The street-level search structure, while lacking editorial support, is a technical foundation that could power a genuinely distinctive digital experience once content is layered onto it.
The Wider Pattern
The most interesting agencies in this review cluster are the ones that have built assets beyond property listings but not yet promoted those assets to the level they deserve. Russell Simpson has a family-authored editorial programme sitting below property carousels. Story of Home has a storytelling brand name above a conventional listing grid. Hudsons Property has HudHub and street-level search granularity buried beneath a generic homepage layout.

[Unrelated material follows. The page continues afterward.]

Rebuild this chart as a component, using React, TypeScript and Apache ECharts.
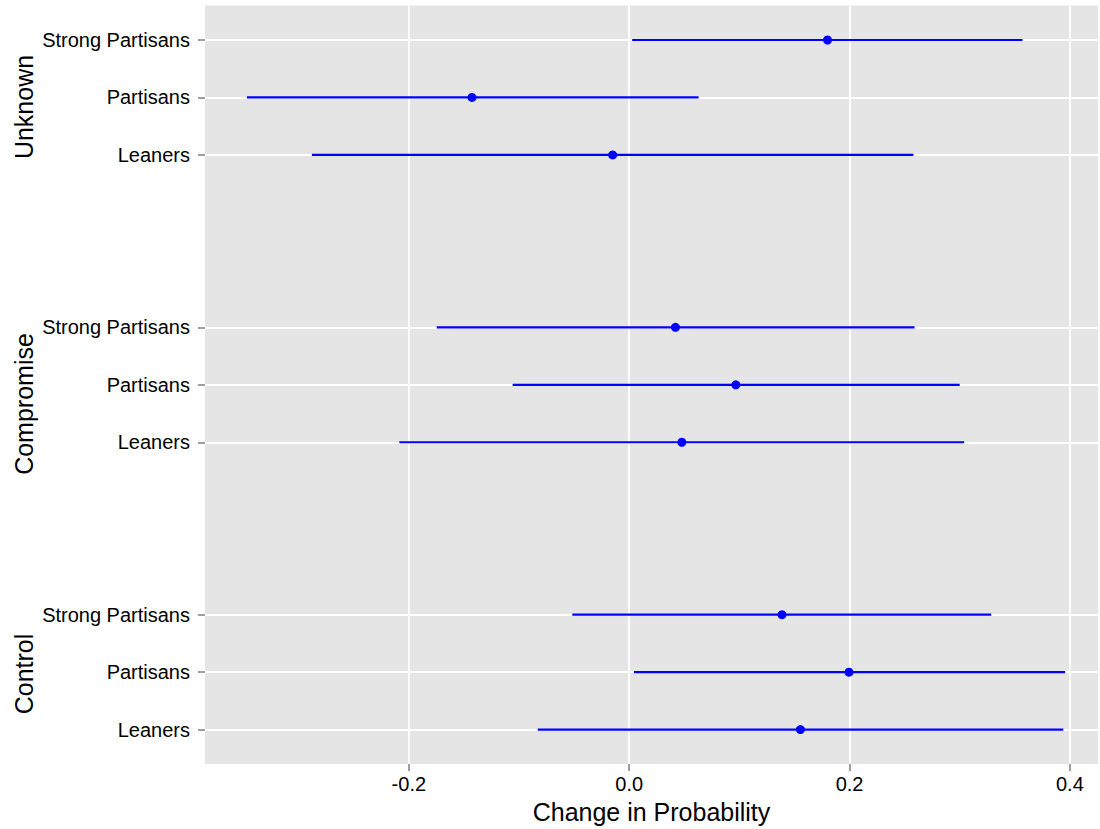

The pattern suggests a common strategic gap. These agencies know, instinctively, that neighbourhood knowledge and community integration are their competitive advantages. They invest in them operationally. But when it comes to the website — the first impression for most potential clients — they default to industry convention: property carousel, service descriptions, contact form. The agencies that promote their distinctive assets to the top of the page, rather than burying them at the bottom, will capture the clients who are choosing an agent based on local expertise rather than listing volume.
If We Were Starting Fresh
We would restructure the homepage around three pillars: neighbourhood authority, property portfolio, and community curation. HudHub would move from the footer to the first fold, presented as evidence that Hudsons is not just based in Fitzrovia but woven into its fabric. The local partnerships would be refreshed seasonally, creating a reason for repeat visits and positioning the agency’s website as a neighbourhood resource, not just a property search tool.
Each street in the search index would receive its own content page: architectural character, notable buildings, lifestyle context, price trajectory. When a buyer searches for Charlotte Street, they would find not just available properties but a portrait of the street that demonstrates Hudsons’ twenty-three years of local knowledge. This content would serve dual purposes: editorial authority for prospective clients and SEO performance against competitors who have no street-level content.
The blog would evolve from functional market analysis into authored editorial. Named agents writing about specific streets, specific buildings, specific transactions (anonymised where necessary) that illustrate what it means to buy and sell in Fitzrovia with an agency that has been there since 2002. The 98.2% rating and the named-agent testimonials prove that the personal relationships exist. The editorial programme would make those relationships visible before the first phone call, not just after the completion.